STATED EXERCISE:
Exactly as written, write out the lines below from the first to the one containing "(0,0) rectangle (624,1042);", inclusive. Pictures do not belong in the copy.

## BEGIN DATASET EXTRACT

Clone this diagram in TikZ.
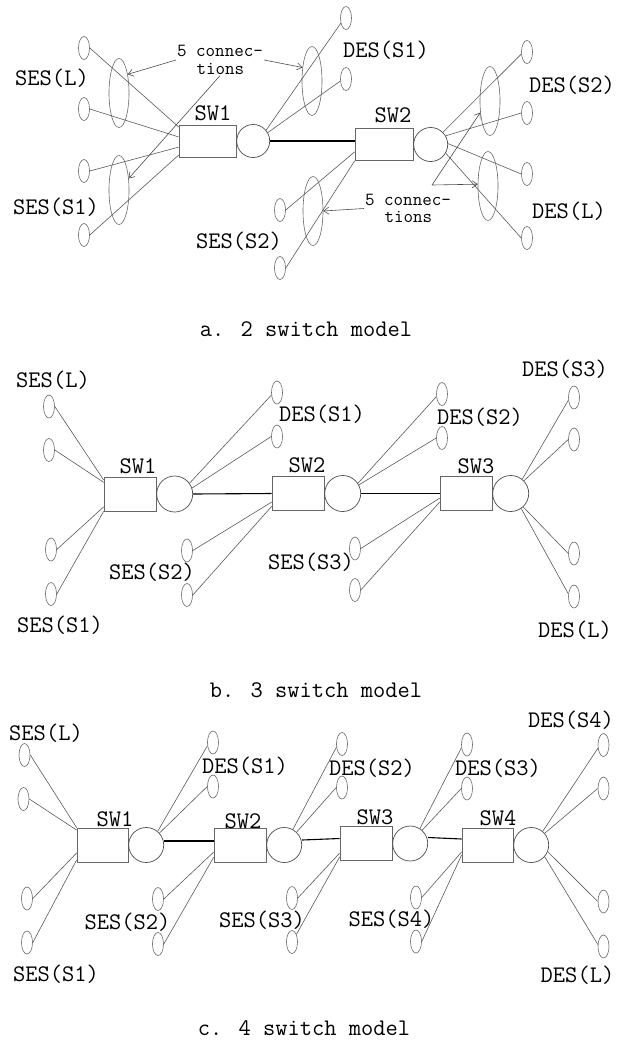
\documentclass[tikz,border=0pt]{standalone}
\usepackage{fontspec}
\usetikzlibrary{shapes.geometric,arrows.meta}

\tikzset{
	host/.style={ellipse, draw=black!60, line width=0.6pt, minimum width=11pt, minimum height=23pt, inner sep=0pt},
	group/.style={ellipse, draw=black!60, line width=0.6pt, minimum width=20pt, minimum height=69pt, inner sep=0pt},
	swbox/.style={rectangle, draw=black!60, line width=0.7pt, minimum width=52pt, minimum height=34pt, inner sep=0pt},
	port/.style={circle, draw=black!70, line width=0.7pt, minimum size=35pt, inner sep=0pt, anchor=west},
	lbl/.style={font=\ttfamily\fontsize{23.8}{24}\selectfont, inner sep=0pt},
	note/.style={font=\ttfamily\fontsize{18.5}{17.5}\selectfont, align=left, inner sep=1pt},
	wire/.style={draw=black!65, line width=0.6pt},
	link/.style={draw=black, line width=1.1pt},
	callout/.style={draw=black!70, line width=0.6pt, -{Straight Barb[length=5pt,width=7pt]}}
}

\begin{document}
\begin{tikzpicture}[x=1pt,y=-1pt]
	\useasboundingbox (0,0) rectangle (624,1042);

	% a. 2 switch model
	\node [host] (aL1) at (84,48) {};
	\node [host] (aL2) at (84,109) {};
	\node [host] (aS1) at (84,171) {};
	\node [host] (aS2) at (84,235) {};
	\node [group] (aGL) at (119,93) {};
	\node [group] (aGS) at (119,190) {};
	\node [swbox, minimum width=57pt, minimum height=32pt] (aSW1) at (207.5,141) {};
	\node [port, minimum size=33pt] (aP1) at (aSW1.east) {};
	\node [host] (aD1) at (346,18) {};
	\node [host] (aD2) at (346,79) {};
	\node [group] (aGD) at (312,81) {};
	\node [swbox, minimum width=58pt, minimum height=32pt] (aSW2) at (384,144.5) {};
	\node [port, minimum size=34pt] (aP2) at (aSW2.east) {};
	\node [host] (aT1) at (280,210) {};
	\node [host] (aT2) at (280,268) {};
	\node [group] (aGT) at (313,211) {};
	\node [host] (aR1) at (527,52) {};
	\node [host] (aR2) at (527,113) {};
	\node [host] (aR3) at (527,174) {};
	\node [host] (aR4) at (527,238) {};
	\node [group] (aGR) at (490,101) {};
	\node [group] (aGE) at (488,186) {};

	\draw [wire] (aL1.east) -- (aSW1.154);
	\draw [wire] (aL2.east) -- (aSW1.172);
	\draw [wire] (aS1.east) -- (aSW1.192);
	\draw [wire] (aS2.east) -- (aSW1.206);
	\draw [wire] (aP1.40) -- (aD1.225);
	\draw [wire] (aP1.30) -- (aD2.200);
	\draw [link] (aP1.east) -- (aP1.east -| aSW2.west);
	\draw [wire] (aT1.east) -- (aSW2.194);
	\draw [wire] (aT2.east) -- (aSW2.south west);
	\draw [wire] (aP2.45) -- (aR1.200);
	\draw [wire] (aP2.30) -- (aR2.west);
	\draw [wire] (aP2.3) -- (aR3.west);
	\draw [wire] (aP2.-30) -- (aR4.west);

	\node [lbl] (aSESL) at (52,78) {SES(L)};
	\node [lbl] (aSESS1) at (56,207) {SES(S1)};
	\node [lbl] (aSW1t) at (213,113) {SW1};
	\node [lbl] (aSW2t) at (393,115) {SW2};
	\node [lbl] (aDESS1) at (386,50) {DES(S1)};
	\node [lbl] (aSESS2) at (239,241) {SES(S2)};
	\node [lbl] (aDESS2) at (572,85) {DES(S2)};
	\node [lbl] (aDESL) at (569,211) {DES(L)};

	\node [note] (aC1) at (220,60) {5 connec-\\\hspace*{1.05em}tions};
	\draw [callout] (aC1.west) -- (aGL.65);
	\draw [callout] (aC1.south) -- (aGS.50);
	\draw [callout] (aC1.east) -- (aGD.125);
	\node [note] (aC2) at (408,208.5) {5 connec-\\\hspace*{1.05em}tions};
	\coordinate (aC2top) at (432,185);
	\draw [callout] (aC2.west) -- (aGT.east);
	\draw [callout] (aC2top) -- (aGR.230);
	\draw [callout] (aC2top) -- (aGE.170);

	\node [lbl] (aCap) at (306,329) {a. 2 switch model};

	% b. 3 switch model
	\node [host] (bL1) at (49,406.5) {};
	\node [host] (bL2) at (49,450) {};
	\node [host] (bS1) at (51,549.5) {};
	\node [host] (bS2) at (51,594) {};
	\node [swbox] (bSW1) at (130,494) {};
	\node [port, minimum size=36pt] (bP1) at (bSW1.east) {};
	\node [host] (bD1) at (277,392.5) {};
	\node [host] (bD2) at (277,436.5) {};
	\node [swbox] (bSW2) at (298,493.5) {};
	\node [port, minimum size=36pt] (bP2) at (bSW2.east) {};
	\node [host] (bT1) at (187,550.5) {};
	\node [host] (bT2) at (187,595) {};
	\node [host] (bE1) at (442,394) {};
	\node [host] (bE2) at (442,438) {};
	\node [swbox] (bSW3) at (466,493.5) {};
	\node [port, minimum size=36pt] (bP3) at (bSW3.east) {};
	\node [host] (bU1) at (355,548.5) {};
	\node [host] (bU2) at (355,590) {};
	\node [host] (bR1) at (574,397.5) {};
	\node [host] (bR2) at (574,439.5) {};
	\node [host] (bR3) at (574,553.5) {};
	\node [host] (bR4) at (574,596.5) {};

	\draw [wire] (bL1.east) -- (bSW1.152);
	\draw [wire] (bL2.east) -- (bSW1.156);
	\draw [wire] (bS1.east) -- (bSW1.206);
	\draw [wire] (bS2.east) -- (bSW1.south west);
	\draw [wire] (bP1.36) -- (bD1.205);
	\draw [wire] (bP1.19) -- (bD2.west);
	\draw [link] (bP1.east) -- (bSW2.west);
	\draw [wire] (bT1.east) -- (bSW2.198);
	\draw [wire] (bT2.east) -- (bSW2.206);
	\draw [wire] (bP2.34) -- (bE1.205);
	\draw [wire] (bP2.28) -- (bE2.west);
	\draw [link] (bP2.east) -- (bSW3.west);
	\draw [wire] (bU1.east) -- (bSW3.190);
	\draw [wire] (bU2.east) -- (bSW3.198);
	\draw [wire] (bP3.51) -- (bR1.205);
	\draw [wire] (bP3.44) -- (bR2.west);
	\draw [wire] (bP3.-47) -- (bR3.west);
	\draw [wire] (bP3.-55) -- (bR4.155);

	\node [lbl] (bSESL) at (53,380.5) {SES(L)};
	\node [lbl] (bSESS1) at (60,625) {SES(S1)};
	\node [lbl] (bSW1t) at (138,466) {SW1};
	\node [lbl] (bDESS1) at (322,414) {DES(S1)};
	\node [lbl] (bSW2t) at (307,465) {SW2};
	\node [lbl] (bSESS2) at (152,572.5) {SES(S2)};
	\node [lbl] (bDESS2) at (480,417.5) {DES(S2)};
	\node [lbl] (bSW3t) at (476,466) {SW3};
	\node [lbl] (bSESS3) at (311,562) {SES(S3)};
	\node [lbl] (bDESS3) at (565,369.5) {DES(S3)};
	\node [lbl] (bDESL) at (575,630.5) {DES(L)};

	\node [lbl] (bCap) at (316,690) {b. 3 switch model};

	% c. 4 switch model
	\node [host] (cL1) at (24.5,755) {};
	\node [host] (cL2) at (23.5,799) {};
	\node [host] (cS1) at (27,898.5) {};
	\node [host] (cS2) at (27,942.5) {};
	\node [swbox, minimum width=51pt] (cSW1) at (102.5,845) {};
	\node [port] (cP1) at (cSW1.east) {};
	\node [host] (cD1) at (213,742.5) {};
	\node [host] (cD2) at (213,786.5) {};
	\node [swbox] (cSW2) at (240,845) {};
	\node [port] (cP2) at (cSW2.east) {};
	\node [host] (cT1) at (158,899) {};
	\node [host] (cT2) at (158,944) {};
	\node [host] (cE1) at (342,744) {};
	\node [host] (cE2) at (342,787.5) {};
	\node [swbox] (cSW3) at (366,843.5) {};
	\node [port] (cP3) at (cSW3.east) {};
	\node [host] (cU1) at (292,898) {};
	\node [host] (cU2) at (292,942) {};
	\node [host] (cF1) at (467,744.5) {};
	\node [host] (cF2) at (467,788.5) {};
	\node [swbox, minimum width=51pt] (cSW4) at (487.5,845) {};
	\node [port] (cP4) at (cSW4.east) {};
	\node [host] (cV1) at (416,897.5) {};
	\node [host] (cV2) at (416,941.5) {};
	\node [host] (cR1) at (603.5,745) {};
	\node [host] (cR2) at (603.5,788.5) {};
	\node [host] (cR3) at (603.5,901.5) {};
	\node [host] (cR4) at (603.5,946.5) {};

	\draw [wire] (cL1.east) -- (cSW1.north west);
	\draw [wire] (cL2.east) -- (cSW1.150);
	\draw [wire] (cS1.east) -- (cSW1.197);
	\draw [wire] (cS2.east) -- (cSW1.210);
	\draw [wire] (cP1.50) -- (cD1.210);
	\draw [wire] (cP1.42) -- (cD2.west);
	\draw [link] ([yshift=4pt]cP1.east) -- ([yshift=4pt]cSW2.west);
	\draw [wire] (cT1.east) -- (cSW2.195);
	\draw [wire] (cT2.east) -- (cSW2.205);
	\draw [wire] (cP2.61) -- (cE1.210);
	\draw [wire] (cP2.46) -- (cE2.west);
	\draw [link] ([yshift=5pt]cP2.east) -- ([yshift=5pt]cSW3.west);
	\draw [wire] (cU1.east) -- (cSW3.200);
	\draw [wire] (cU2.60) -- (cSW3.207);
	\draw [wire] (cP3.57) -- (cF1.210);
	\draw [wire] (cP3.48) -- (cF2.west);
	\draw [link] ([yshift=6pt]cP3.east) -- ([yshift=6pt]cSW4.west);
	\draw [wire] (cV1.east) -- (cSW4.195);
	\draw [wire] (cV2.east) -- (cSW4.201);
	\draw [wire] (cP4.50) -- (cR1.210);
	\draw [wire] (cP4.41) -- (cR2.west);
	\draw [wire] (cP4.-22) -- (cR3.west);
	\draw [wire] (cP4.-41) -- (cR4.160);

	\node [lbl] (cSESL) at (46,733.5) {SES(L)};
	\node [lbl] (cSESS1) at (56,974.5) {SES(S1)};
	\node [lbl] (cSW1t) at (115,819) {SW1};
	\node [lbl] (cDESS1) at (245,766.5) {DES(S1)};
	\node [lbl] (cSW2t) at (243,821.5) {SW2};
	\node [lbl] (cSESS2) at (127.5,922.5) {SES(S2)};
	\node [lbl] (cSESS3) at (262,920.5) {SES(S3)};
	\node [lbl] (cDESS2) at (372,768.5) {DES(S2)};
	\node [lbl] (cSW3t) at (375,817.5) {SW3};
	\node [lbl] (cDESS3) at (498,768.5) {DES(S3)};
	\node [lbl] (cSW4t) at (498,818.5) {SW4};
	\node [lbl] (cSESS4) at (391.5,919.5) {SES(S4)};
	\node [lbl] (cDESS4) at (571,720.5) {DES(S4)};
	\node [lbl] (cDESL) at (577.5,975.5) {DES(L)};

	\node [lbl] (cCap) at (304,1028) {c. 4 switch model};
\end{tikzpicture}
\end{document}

## END DATASET EXTRACT

EXERCISE SOLUTION:
Clone this diagram in TikZ.
\documentclass[tikz,border=0pt]{standalone}
\usepackage{fontspec}
\usetikzlibrary{shapes.geometric,arrows.meta}

\tikzset{
	host/.style={ellipse, draw=black!60, line width=0.6pt, minimum width=11pt, minimum height=23pt, inner sep=0pt},
	group/.style={ellipse, draw=black!60, line width=0.6pt, minimum width=20pt, minimum height=69pt, inner sep=0pt},
	swbox/.style={rectangle, draw=black!60, line width=0.7pt, minimum width=52pt, minimum height=34pt, inner sep=0pt},
	port/.style={circle, draw=black!70, line width=0.7pt, minimum size=35pt, inner sep=0pt, anchor=west},
	lbl/.style={font=\ttfamily\fontsize{23.8}{24}\selectfont, inner sep=0pt},
	note/.style={font=\ttfamily\fontsize{18.5}{17.5}\selectfont, align=left, inner sep=1pt},
	wire/.style={draw=black!65, line width=0.6pt},
	link/.style={draw=black, line width=1.1pt},
	callout/.style={draw=black!70, line width=0.6pt, -{Straight Barb[length=5pt,width=7pt]}}
}

\begin{document}
\begin{tikzpicture}[x=1pt,y=-1pt]
	\useasboundingbox (0,0) rectangle (624,1042);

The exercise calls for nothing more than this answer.